** Begin Data **

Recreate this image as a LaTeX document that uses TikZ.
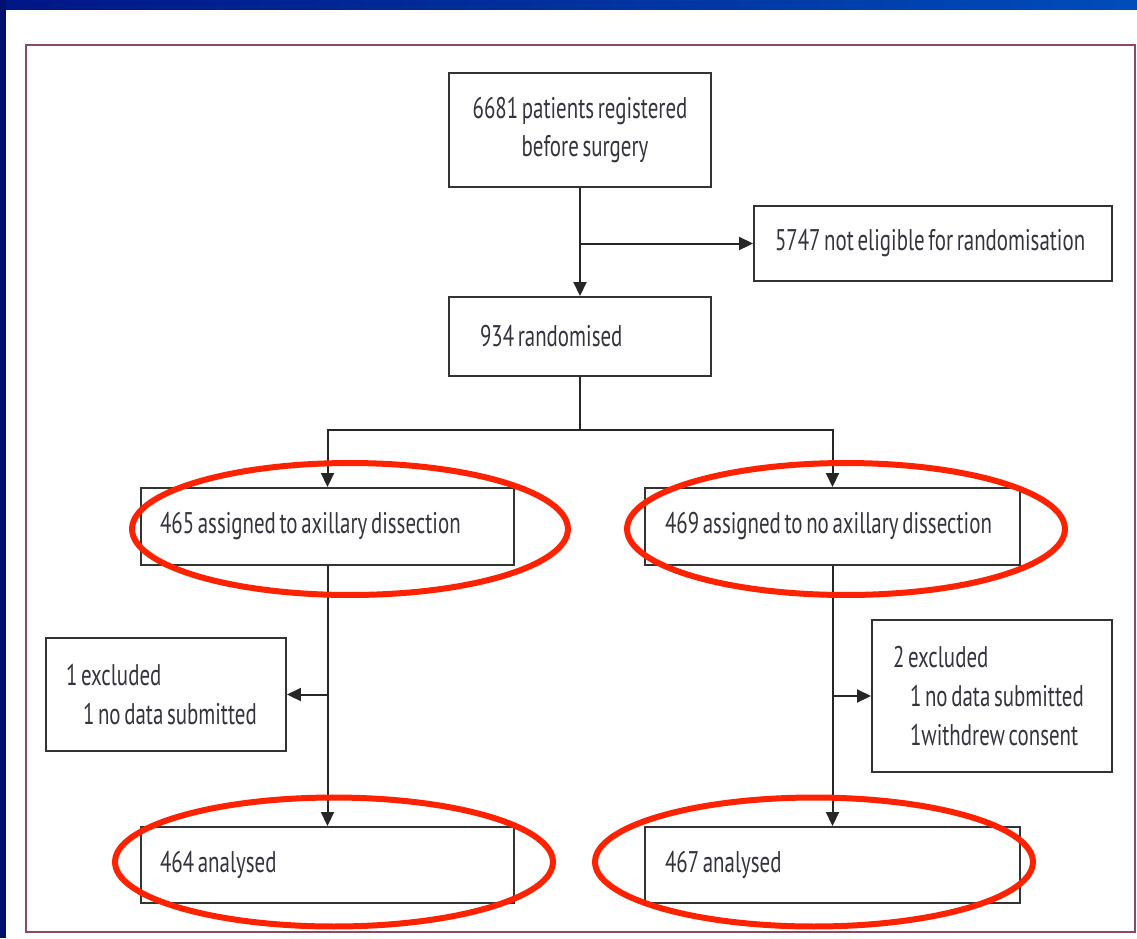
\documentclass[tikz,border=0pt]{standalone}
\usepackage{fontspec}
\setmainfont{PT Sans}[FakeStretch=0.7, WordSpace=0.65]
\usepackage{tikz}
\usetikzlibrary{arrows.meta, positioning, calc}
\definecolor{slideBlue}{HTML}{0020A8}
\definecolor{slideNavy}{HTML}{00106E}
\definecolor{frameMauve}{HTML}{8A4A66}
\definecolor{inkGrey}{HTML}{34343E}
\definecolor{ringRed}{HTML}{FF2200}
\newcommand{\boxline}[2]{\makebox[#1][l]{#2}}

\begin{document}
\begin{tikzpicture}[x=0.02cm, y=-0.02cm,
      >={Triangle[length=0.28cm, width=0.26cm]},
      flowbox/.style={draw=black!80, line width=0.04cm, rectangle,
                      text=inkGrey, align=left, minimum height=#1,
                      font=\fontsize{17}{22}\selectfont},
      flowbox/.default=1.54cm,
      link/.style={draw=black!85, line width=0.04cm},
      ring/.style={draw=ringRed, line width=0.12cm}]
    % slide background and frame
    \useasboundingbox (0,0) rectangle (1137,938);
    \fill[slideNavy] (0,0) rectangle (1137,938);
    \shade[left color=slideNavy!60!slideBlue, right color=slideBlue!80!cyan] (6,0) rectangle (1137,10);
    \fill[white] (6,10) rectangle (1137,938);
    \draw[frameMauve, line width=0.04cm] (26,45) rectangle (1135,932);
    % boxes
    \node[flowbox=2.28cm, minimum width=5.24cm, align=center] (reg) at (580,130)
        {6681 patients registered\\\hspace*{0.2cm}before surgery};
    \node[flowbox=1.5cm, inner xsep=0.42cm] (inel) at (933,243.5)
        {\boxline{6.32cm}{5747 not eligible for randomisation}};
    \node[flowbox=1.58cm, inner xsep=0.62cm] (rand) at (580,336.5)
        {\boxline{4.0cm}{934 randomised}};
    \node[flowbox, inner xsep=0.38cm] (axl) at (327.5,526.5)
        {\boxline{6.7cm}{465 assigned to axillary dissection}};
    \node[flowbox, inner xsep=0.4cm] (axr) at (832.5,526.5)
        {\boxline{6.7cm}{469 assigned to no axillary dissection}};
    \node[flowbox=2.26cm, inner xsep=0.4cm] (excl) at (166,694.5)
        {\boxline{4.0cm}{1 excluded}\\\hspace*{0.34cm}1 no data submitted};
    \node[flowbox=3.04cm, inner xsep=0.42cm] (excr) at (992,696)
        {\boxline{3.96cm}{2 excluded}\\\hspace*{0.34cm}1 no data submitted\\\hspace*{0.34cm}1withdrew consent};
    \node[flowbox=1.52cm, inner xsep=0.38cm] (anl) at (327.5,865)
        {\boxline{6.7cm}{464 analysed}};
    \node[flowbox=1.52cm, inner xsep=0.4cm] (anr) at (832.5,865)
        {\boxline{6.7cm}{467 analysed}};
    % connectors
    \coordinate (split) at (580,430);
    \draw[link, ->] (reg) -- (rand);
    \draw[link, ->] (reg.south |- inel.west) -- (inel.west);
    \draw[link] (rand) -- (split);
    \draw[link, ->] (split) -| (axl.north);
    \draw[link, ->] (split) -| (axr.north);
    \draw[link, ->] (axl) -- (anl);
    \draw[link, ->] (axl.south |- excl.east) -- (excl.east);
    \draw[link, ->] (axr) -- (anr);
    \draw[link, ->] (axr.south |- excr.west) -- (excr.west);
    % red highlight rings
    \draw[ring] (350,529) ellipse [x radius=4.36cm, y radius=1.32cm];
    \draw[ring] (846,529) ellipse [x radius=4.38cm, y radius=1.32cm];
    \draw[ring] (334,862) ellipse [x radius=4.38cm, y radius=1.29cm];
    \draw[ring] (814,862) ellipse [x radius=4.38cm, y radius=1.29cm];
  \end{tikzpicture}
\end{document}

** End Data **

> The task: Write the lines above out again exactly, without any of their pictures.

> Reply:
Recreate this image as a LaTeX document that uses TikZ.
\documentclass[tikz,border=0pt]{standalone}
\usepackage{fontspec}
\setmainfont{PT Sans}[FakeStretch=0.7, WordSpace=0.65]
\usepackage{tikz}
\usetikzlibrary{arrows.meta, positioning, calc}
\definecolor{slideBlue}{HTML}{0020A8}
\definecolor{slideNavy}{HTML}{00106E}
\definecolor{frameMauve}{HTML}{8A4A66}
\definecolor{inkGrey}{HTML}{34343E}
\definecolor{ringRed}{HTML}{FF2200}
\newcommand{\boxline}[2]{\makebox[#1][l]{#2}}

\begin{document}
\begin{tikzpicture}[x=0.02cm, y=-0.02cm,
      >={Triangle[length=0.28cm, width=0.26cm]},
      flowbox/.style={draw=black!80, line width=0.04cm, rectangle,
                      text=inkGrey, align=left, minimum height=#1,
                      font=\fontsize{17}{22}\selectfont},
      flowbox/.default=1.54cm,
      link/.style={draw=black!85, line width=0.04cm},
      ring/.style={draw=ringRed, line width=0.12cm}]
    % slide background and frame
    \useasboundingbox (0,0) rectangle (1137,938);
    \fill[slideNavy] (0,0) rectangle (1137,938);
    \shade[left color=slideNavy!60!slideBlue, right color=slideBlue!80!cyan] (6,0) rectangle (1137,10);
    \fill[white] (6,10) rectangle (1137,938);
    \draw[frameMauve, line width=0.04cm] (26,45) rectangle (1135,932);
    % boxes
    \node[flowbox=2.28cm, minimum width=5.24cm, align=center] (reg) at (580,130)
        {6681 patients registered\\\hspace*{0.2cm}before surgery};
    \node[flowbox=1.5cm, inner xsep=0.42cm] (inel) at (933,243.5)
        {\boxline{6.32cm}{5747 not eligible for randomisation}};
    \node[flowbox=1.58cm, inner xsep=0.62cm] (rand) at (580,336.5)
        {\boxline{4.0cm}{934 randomised}};
    \node[flowbox, inner xsep=0.38cm] (axl) at (327.5,526.5)
        {\boxline{6.7cm}{465 assigned to axillary dissection}};
    \node[flowbox, inner xsep=0.4cm] (axr) at (832.5,526.5)
        {\boxline{6.7cm}{469 assigned to no axillary dissection}};
    \node[flowbox=2.26cm, inner xsep=0.4cm] (excl) at (166,694.5)
        {\boxline{4.0cm}{1 excluded}\\\hspace*{0.34cm}1 no data submitted};
    \node[flowbox=3.04cm, inner xsep=0.42cm] (excr) at (992,696)
        {\boxline{3.96cm}{2 excluded}\\\hspace*{0.34cm}1 no data submitted\\\hspace*{0.34cm}1withdrew consent};
    \node[flowbox=1.52cm, inner xsep=0.38cm] (anl) at (327.5,865)
        {\boxline{6.7cm}{464 analysed}};
    \node[flowbox=1.52cm, inner xsep=0.4cm] (anr) at (832.5,865)
        {\boxline{6.7cm}{467 analysed}};
    % connectors
    \coordinate (split) at (580,430);
    \draw[link, ->] (reg) -- (rand);
    \draw[link, ->] (reg.south |- inel.west) -- (inel.west);
    \draw[link] (rand) -- (split);
    \draw[link, ->] (split) -| (axl.north);
    \draw[link, ->] (split) -| (axr.north);
    \draw[link, ->] (axl) -- (anl);
    \draw[link, ->] (axl.south |- excl.east) -- (excl.east);
    \draw[link, ->] (axr) -- (anr);
    \draw[link, ->] (axr.south |- excr.west) -- (excr.west);
    % red highlight rings
    \draw[ring] (350,529) ellipse [x radius=4.36cm, y radius=1.32cm];
    \draw[ring] (846,529) ellipse [x radius=4.38cm, y radius=1.32cm];
    \draw[ring] (334,862) ellipse [x radius=4.38cm, y radius=1.29cm];
    \draw[ring] (814,862) ellipse [x radius=4.38cm, y radius=1.29cm];
  \end{tikzpicture}
\end{document}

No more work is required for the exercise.